* [DATA SECTION]
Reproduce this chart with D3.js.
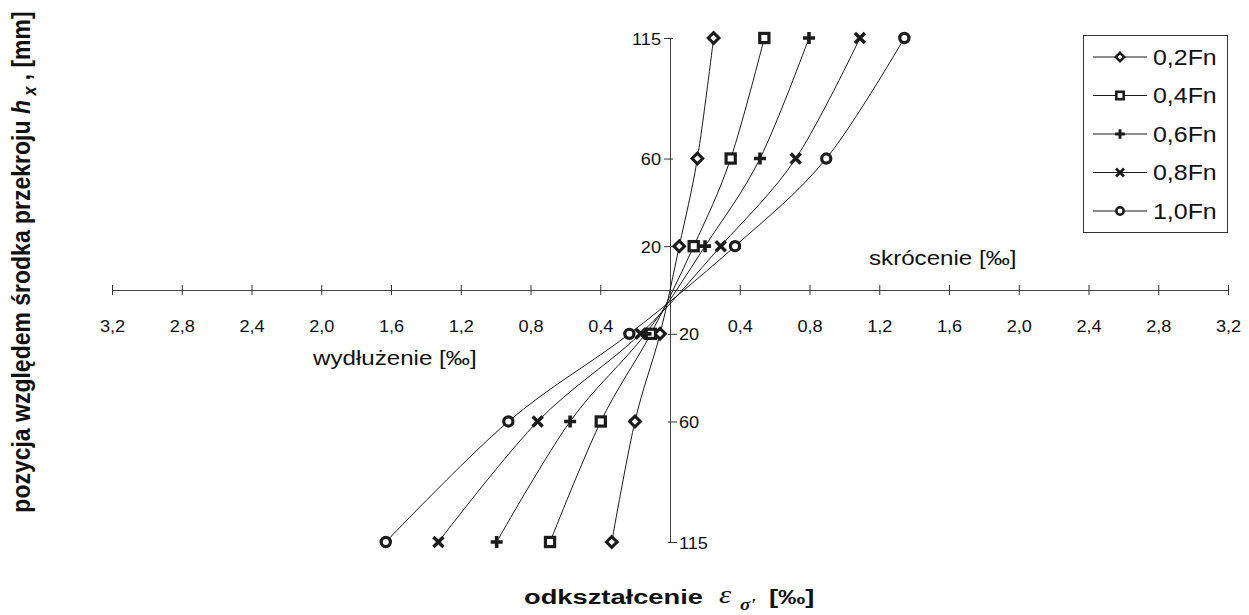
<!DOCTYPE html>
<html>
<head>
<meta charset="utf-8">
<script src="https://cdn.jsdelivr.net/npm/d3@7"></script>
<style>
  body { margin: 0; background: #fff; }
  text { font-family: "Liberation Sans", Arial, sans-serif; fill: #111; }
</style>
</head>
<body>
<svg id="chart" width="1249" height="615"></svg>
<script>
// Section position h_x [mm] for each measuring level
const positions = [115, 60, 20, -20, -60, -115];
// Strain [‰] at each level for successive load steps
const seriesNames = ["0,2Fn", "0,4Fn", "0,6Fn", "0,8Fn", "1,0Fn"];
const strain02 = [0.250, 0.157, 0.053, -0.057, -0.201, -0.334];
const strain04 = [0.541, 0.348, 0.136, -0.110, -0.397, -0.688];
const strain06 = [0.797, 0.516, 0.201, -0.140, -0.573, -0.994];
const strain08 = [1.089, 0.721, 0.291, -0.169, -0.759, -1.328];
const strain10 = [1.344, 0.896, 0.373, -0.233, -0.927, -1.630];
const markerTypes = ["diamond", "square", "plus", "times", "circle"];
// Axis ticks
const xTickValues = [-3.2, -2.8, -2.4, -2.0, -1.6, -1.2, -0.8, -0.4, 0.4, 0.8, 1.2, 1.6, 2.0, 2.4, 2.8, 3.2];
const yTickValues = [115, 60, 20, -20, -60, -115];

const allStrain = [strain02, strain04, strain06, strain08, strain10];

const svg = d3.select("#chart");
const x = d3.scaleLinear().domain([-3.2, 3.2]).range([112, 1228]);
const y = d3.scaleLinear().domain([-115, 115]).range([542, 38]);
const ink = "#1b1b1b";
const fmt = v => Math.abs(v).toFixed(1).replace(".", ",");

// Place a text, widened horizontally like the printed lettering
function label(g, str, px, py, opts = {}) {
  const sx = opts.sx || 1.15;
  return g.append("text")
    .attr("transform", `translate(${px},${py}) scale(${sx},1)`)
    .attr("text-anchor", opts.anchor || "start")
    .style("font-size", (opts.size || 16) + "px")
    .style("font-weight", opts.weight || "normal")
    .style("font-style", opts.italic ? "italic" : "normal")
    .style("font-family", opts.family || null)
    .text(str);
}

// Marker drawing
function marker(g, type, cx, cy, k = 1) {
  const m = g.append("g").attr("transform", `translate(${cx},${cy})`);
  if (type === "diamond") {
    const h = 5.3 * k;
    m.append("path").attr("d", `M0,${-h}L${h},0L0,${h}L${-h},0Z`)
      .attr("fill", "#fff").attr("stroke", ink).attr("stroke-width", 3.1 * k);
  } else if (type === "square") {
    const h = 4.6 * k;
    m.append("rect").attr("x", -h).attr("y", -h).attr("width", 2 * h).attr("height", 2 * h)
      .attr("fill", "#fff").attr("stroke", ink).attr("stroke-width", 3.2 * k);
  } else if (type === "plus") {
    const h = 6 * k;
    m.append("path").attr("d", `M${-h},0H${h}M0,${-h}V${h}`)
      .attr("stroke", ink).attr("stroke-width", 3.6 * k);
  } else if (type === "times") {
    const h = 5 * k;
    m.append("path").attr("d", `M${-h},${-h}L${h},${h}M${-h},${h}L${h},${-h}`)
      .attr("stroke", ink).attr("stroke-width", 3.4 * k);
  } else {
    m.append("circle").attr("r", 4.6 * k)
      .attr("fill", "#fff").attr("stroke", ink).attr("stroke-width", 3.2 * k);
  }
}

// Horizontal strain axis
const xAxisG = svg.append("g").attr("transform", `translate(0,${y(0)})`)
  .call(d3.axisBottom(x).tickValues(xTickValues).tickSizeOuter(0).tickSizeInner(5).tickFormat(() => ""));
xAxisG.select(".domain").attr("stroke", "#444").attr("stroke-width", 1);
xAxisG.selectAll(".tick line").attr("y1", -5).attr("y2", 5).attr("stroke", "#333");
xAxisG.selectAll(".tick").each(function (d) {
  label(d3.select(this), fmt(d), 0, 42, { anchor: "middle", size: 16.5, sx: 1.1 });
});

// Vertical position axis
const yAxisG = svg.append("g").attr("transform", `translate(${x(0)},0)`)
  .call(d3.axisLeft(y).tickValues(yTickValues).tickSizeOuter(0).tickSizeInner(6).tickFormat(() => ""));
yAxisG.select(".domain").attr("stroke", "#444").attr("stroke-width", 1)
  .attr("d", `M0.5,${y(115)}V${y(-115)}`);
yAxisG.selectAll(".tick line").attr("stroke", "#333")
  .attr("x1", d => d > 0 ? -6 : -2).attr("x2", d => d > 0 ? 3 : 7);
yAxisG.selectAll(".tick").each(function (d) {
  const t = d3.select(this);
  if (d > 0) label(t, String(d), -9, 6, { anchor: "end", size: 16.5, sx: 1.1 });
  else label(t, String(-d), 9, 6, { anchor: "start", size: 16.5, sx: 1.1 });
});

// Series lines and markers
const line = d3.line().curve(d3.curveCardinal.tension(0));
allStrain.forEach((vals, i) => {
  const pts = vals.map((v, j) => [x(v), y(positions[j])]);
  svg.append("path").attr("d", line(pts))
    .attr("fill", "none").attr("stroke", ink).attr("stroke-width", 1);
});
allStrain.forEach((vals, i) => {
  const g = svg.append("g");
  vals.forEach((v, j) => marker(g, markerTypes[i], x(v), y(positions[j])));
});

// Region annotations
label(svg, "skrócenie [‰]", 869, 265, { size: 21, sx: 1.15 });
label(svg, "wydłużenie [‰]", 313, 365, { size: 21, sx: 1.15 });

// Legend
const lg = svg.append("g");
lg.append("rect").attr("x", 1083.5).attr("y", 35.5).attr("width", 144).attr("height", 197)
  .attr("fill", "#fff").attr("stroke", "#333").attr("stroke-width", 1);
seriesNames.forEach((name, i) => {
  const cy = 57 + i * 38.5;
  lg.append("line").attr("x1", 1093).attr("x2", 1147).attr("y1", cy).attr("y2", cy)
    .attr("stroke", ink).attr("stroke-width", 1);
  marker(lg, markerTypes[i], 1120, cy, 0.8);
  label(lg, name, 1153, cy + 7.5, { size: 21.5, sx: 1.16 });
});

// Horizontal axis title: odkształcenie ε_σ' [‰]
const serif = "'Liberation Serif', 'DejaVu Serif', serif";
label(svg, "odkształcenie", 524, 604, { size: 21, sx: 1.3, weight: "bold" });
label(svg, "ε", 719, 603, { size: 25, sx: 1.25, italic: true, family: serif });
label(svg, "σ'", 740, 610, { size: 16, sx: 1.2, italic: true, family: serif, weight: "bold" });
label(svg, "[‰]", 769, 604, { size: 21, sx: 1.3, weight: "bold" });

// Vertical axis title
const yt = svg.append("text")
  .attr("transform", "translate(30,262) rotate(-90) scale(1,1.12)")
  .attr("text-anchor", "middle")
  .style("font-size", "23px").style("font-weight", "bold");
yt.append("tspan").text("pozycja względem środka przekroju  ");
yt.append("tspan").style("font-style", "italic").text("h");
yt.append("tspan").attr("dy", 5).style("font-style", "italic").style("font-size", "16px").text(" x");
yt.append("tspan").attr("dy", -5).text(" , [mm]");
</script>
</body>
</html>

* [TASK DESCRIPTION]
Print, exactly as written, the lines above from the first one to the one containing "const fmt = v". Leave out pictures.

* [RESULT FOR THIS TASK]
Reproduce this chart with D3.js.
<!DOCTYPE html>
<html>
<head>
<meta charset="utf-8">
<script src="https://cdn.jsdelivr.net/npm/d3@7"></script>
<style>
  body { margin: 0; background: #fff; }
  text { font-family: "Liberation Sans", Arial, sans-serif; fill: #111; }
</style>
</head>
<body>
<svg id="chart" width="1249" height="615"></svg>
<script>
// Section position h_x [mm] for each measuring level
const positions = [115, 60, 20, -20, -60, -115];
// Strain [‰] at each level for successive load steps
const seriesNames = ["0,2Fn", "0,4Fn", "0,6Fn", "0,8Fn", "1,0Fn"];
const strain02 = [0.250, 0.157, 0.053, -0.057, -0.201, -0.334];
const strain04 = [0.541, 0.348, 0.136, -0.110, -0.397, -0.688];
const strain06 = [0.797, 0.516, 0.201, -0.140, -0.573, -0.994];
const strain08 = [1.089, 0.721, 0.291, -0.169, -0.759, -1.328];
const strain10 = [1.344, 0.896, 0.373, -0.233, -0.927, -1.630];
const markerTypes = ["diamond", "square", "plus", "times", "circle"];
// Axis ticks
const xTickValues = [-3.2, -2.8, -2.4, -2.0, -1.6, -1.2, -0.8, -0.4, 0.4, 0.8, 1.2, 1.6, 2.0, 2.4, 2.8, 3.2];
const yTickValues = [115, 60, 20, -20, -60, -115];

const allStrain = [strain02, strain04, strain06, strain08, strain10];

const svg = d3.select("#chart");
const x = d3.scaleLinear().domain([-3.2, 3.2]).range([112, 1228]);
const y = d3.scaleLinear().domain([-115, 115]).range([542, 38]);
const ink = "#1b1b1b";
const fmt = v => Math.abs(v).toFixed(1).replace(".", ",");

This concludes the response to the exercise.